Kolumne: Die Ökonomin Die Zerstörung der Aktienkultur

Firmen wie Rocket Internet liefern viele Gründe, die Finger von Aktien zu lassen. Das Internetunternehmen von Oliver Samwer nutzt die Corona-Krise aus, um Anleger zu verprellen. Auch Konzerne, die nur noch virtuelle Hauptversammlungen anbieten wollen, schüren Frust.

Börsengang 2014 von Rocket Internet.

Börsengang 2014 von Rocket Internet.

Foto: dpa / Michael Probst

Die Deutschen sind Aktienmuffel: Nur jeder siebte hält Aktien oder Anteile an Aktienfonds – obwohl man mit Alternativen wie dem Sparbuch nichts verdienen kann. In skandivanischen Ländern liegt die Aktionärsquote doppelt so hoch, in den USA gar bei 25 Prozent. Und es wird schlimmer: 2019 kehrten über 600.000 Anleger der Börse den Rücken. Manche Firmen tun alles, um weiteren Bürgern die Lust auf Aktien zu verleiden.

So wie Rocket Internet: 2014 war die Firma von Oliver Samwer, die ein Brutkasten für Start-ups wie Hello Fresh sein will, mit 42,50 Euro pro Aktie an die Börse gegangen. Nun will Samwer sie für 18,57 Euro zurückkaufen und von der Börse nehmen. So schnell kann man sein Vermögen halbieren.

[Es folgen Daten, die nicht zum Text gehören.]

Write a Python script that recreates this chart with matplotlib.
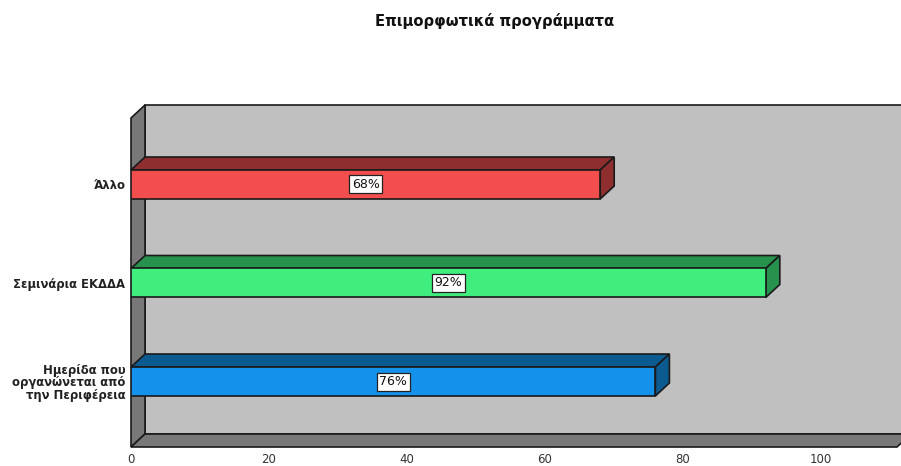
import matplotlib
matplotlib.use("Agg")
import matplotlib.pyplot as plt
from matplotlib.patches import Polygon

categories = ["Ημερίδα που\nοργανώνεται από\nτην Περιφέρεια", "Σεμινάρια ΕΚΔΔΑ", "Άλλο"]
values = [76, 92, 68]
value_labels = ["76%", "92%", "68%"]
front_colors = ["#1491ea", "#40ee7e", "#f24e4e"]
dark_colors = ["#0b5a90", "#27924e", "#8e2e2e"]
xticks = [0, 20, 40, 60, 80, 100]

W, H = 901, 466
fig = plt.figure(figsize=(W / 100, H / 100), dpi=100)
ax = fig.add_axes([131 / W, 1 - 447 / H, 766 / W, 329 / H])

xmax = 766 / 6.9
ymin, ymax = -65.5 / 98.5, 263.5 / 98.5
ax.set_xlim(0, xmax)
ax.set_ylim(ymin, ymax)
ax.patch.set_visible(False)

# depth of the fake 3d, in data units
dx = 14 / 6.9
dy = 13 / 98.5
edge = "#1a1a1a"


def poly(verts, color, z):
    p = Polygon(verts, closed=True, facecolor=color, edgecolor=edge, linewidth=1.2,
                joinstyle="miter", clip_on=False, zorder=z)
    ax.add_patch(p)


# walls
poly([(dx, ymin + dy), (xmax + dx, ymin + dy), (xmax + dx, ymax + dy), (dx, ymax + dy)], "#c0c0c0", 1)
poly([(0, ymin), (dx, ymin + dy), (dx, ymax + dy), (0, ymax)], "#787878", 2)
poly([(0, ymin), (xmax, ymin), (xmax + dx, ymin + dy), (dx, ymin + dy)], "#787878", 2)

# bars
bar_h = 29 / 98.5
for i, v in enumerate(values):
    ax.barh(i, v, height=bar_h, color=front_colors[i], edgecolor=edge, linewidth=1.2, zorder=4)
    top = i + bar_h / 2
    bot = i - bar_h / 2
    poly([(0, top), (v, top), (v + dx, top + dy), (dx, top + dy)], dark_colors[i], 3)
    poly([(v, bot), (v + dx, bot + dy), (v + dx, top + dy), (v, top)], dark_colors[i], 3)
    ax.text(v / 2, i, value_labels[i], ha="center", va="center", fontsize=9, color="#111111",
            zorder=6, bbox=dict(boxstyle="square,pad=0.2", facecolor="white", edgecolor="#222222", linewidth=0.9))

for s in ax.spines.values():
    s.set_visible(False)

ax.set_xticks(xticks)
ax.set_yticks(range(len(categories)))
ax.set_yticklabels(categories, fontsize=8.4, fontweight="bold", color="#222222", linespacing=0.96)
ax.tick_params(axis="y", length=0, pad=4)
ax.tick_params(axis="x", length=0, pad=4.5, labelsize=8.5, labelcolor="#333333")

fig.text(495 / W, 1 - 21 / H, "Επιμορφωτικά προγράμματα", ha="center", va="center",
         fontsize=10.6, fontweight="bold", color="#111111")

fig.savefig("out.png", dpi=100)
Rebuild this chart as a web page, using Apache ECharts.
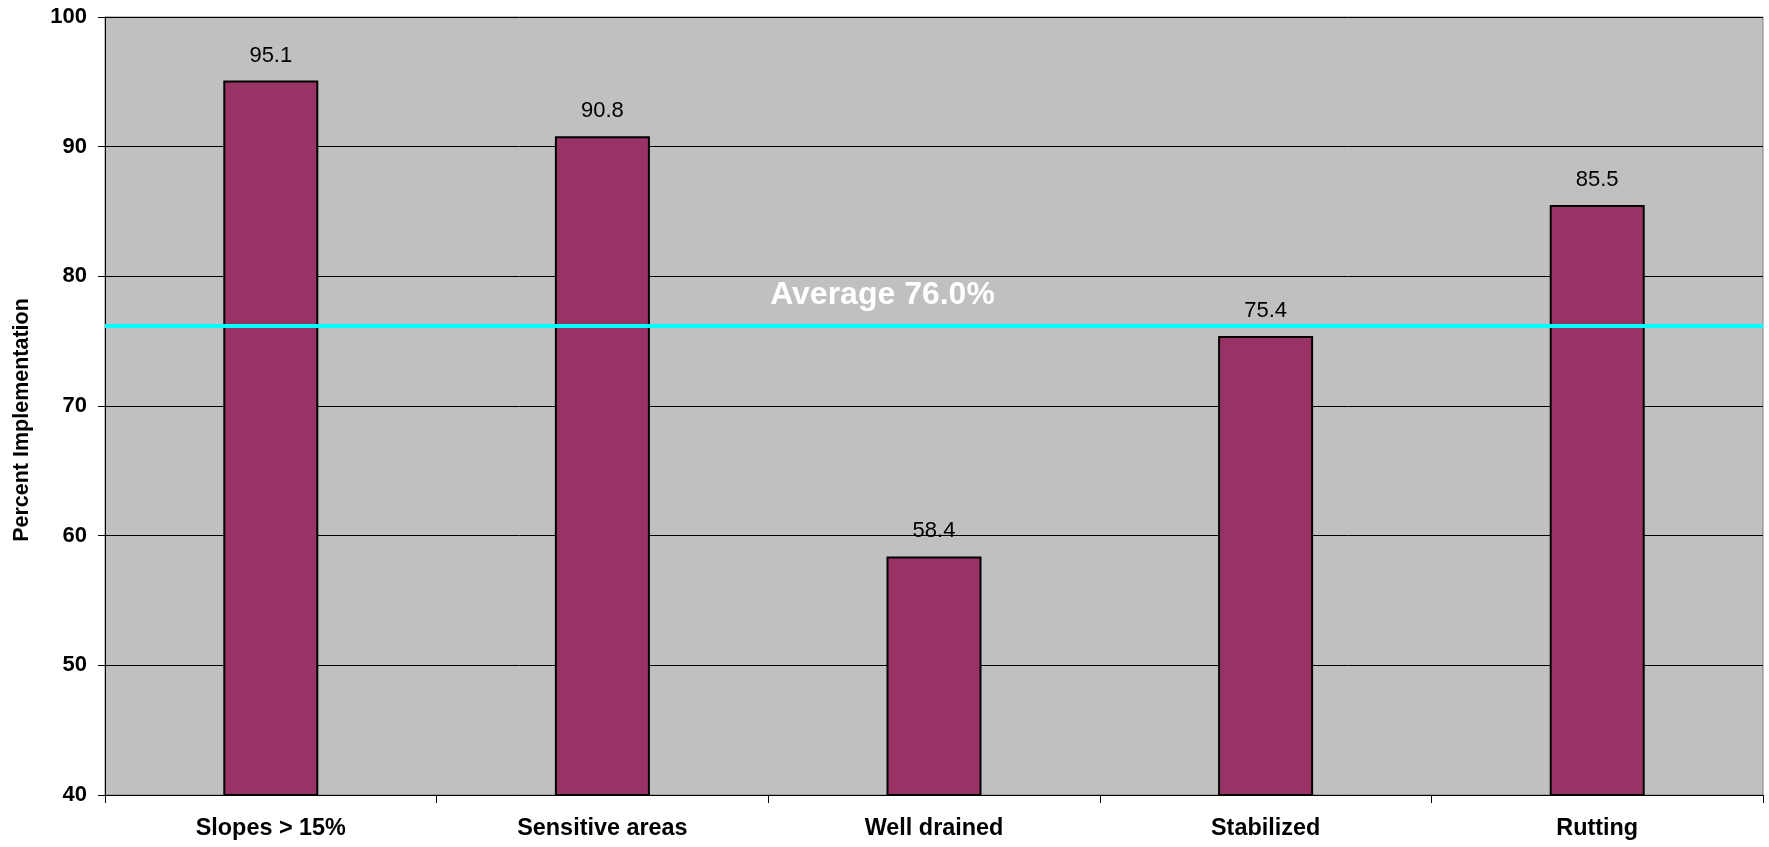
<!DOCTYPE html>
<html>
<head>
<meta charset="utf-8">
<script src="https://cdn.jsdelivr.net/npm/echarts@6/dist/echarts.min.js"></script>
<style>
html,body{margin:0;padding:0;background:#fff;}
#chart{width:1769px;height:847px;}
</style>
</head>
<body>
<div id="chart"></div>
<script>
const categories = ['Slopes > 15%', 'Sensitive areas', 'Well drained', 'Stabilized', 'Rutting'];
const values = [95.1, 90.8, 58.4, 75.4, 85.5];
const yTicks = [40, 50, 60, 70, 80, 90, 100];
const averageLine = 76.2;
const averageText = 'Average 76.0%';
const yAxisTitle = 'Percent Implementation';

const FONT = '"Liberation Sans", Arial, sans-serif';
const chart = echarts.init(document.getElementById('chart'), null, {renderer: 'canvas'});
chart.setOption({
  animation: false,
  backgroundColor: '#ffffff',
  grid: {
    left: 105, right: 6, top: 17, bottom: 52,
    show: true, backgroundColor: '#C0C0C0', borderColor: '#808080', borderWidth: 1
  },
  xAxis: {
    type: 'category',
    data: categories,
    axisLine: {show: true, lineStyle: {color: '#000', width: 1}},
    axisTick: {show: true, length: 8, lineStyle: {color: '#000'}},
    axisLabel: {
      color: '#000', fontFamily: FONT, fontWeight: 'bold', fontSize: 23.4, margin: 22
    },
    splitLine: {show: false}
  },
  yAxis: {
    type: 'value',
    min: yTicks[0], max: yTicks[yTicks.length - 1], interval: 10,
    name: yAxisTitle,
    nameLocation: 'middle',
    nameGap: 72,
    nameTextStyle: {
      color: '#000', fontFamily: FONT, fontWeight: 'bold', fontSize: 21.5,
      padding: [0, 28, 0, 0]
    },
    axisLine: {show: true, lineStyle: {color: '#000', width: 1}},
    axisTick: {show: true, inside: false, length: 7, lineStyle: {color: '#000'}},
    axisLabel: {
      color: '#000', fontFamily: FONT, fontWeight: 'bold', fontSize: 22, margin: 18
    },
    splitLine: {show: true, lineStyle: {color: '#000', width: 1}}
  },
  series: [{
    type: 'bar',
    data: values,
    barWidth: 95,
    itemStyle: {color: '#993366', borderColor: '#000', borderWidth: 2},
    label: {
      show: true, position: 'top', distance: 14,
      color: '#000', fontFamily: FONT, fontSize: 22,
      formatter: p => p.value.toFixed(1)
    },
    markLine: {
      silent: true,
      symbol: ['none', 'none'],
      lineStyle: {color: '#00FFFF', width: 4, type: 'solid'},
      label: {
        show: true,
        position: 'insideMiddleTop',
        distance: 14,
        formatter: averageText,
        color: '#ffffff', fontFamily: FONT, fontWeight: 'bold', fontSize: 32,
        padding: [0, 103, 0, 0]
      },
      data: [{yAxis: averageLine}]
    }
  }]
});
</script>
</body>
</html>
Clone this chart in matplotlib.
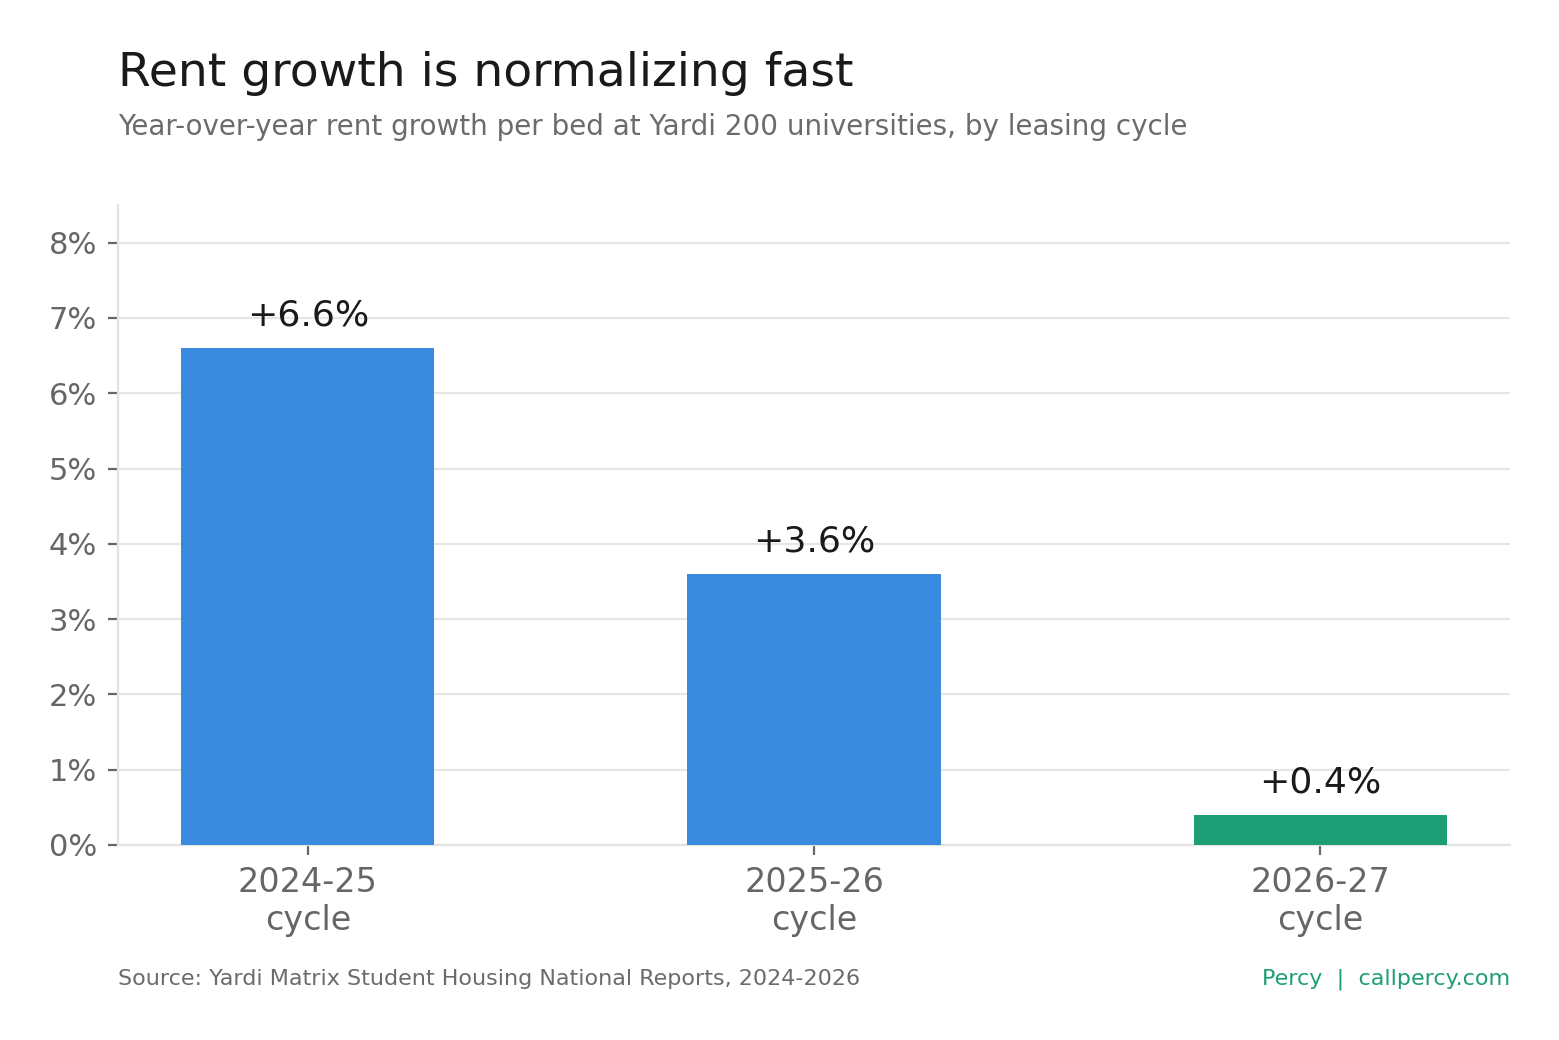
import matplotlib
matplotlib.use("Agg")
import matplotlib.pyplot as plt
from matplotlib.ticker import FuncFormatter

categories = ["2024-25\ncycle", "2025-26\ncycle", "2026-27\ncycle"]
values = [6.6, 3.6, 0.4]
labels = ["+6.6%", "+3.6%", "+0.4%"]
colors = ["#3a8bdf", "#3a8bdf", "#1e9e75"]
yticks = [0, 1, 2, 3, 4, 5, 6, 7, 8]

plt.rcParams['font.family'] = ['DejaVu Sans']
fig = plt.figure(figsize=(7.795, 5.2), dpi=200)
ax = fig.add_axes([118/1559, 1-845/1040, (1510-118)/1559, (845-205)/1040])

x = list(range(len(categories)))
ax.bar(x, values, width=0.5, color=colors, zorder=3)
for xi, v, lab in zip(x, values, labels):
    ax.annotate(lab, (xi, v), xytext=(0, 8), textcoords="offset points",
                ha="center", va="baseline", fontsize=13, color="#1a1a1a")

ax.set_xlim(-0.375, 2.375)
ax.set_ylim(0, 8.5)
ax.set_yticks(yticks)
ax.yaxis.set_major_formatter(FuncFormatter(lambda v, p: f"{v:.0f}%"))
ax.set_xticks(x)
ax.set_xticklabels(categories, fontsize=12, color="#666666", linespacing=1.2)
ax.tick_params(axis="y", labelsize=11, labelcolor="#666666", color="#666666",
               length=3.5, width=0.8, pad=4)
ax.tick_params(axis="x", color="#666666", length=3.5, width=0.8, pad=4)
ax.grid(axis="y", color="#e6e6e3", linewidth=0.8, zorder=0)
ax.set_axisbelow(True)
for s in ["top", "right"]:
    ax.spines[s].set_visible(False)
for s in ["left", "bottom"]:
    ax.spines[s].set_color("#e3e3df")
    ax.spines[s].set_linewidth(0.8)

fig.text(118/1559, 1-86/1040, "Rent growth is normalizing fast", fontsize=17,
         color="#1a1a1a", ha="left", va="baseline")
fig.text(118/1559, 1-135/1040,
         "Year-over-year rent growth per bed at Yardi 200 universities, by leasing cycle",
         fontsize=10, color="#6b6b6b", ha="left", va="baseline")
fig.text(118/1559, 1-985/1040,
         "Source: Yardi Matrix Student Housing National Reports, 2024-2026",
         fontsize=8, color="#6b6b6b", ha="left", va="baseline")
fig.text(1510/1559, 1-985/1040, "Percy  |  callpercy.com",
         fontsize=8, color="#1e9e75", ha="right", va="baseline")

fig.savefig("out.png", dpi=200, facecolor="white")
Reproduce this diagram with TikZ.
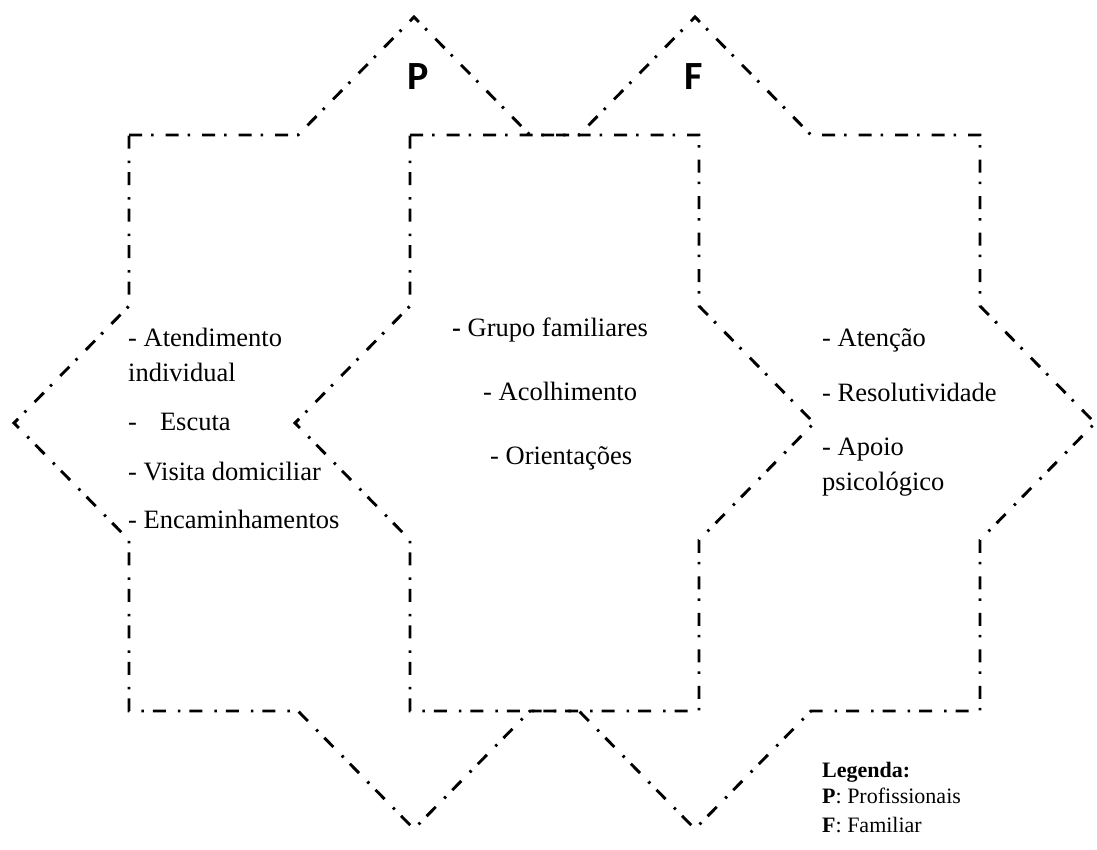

Großaktionär Samwer wird damit durchkommen.Denn die Regeln schreiben nur vor, dass sein Angebot dem Durchschnittskurs der vergangenen sechs Monate entspricht. Geschickt nutzt der großmäulige Gründer („Ich bin der aggressivste Internet-Manager der Welt“) den Börsencrash auf dem Höhepunkt der Corona-Krise aus. Das erinnert alles an die Zocker vom Neuen Markt, der vor 20 Jahren zusammenbrach.

Doch auch etablierte Konzerne schüren den Frust, indem sie die Corona-Krise nutzen, um sich zu entziehen. Wegen der Pandemie durften sie ihre Hauptversammlung ausnahmsweise ins Internet verlegen. Das waren sterile Veranstaltungen, Vorstände hatten leichtes Spiel, unliebsame Fragen abzubügeln. Nun wollen 60 Prozent der Unternehmen die Chance nutzen und das virtuelle Treffen dauerhaft beibehalten. Natürlich ist es kein Vergnügen, stundenlang Kleinaktionären mit ihren teils skurrilen Anliegen zuzuhören. Doch so viel Arbeitsleid für die Aktionärsdemokrartie muss bei Millionen-Gehältern drin sein.

Der Staat sollte die Ausnahmeregel rasch kassieren. Auch mit Blick auf die Altersvorsorge kann Deutschland es sich nicht leisten, noch mehr Anleger zu verprellen.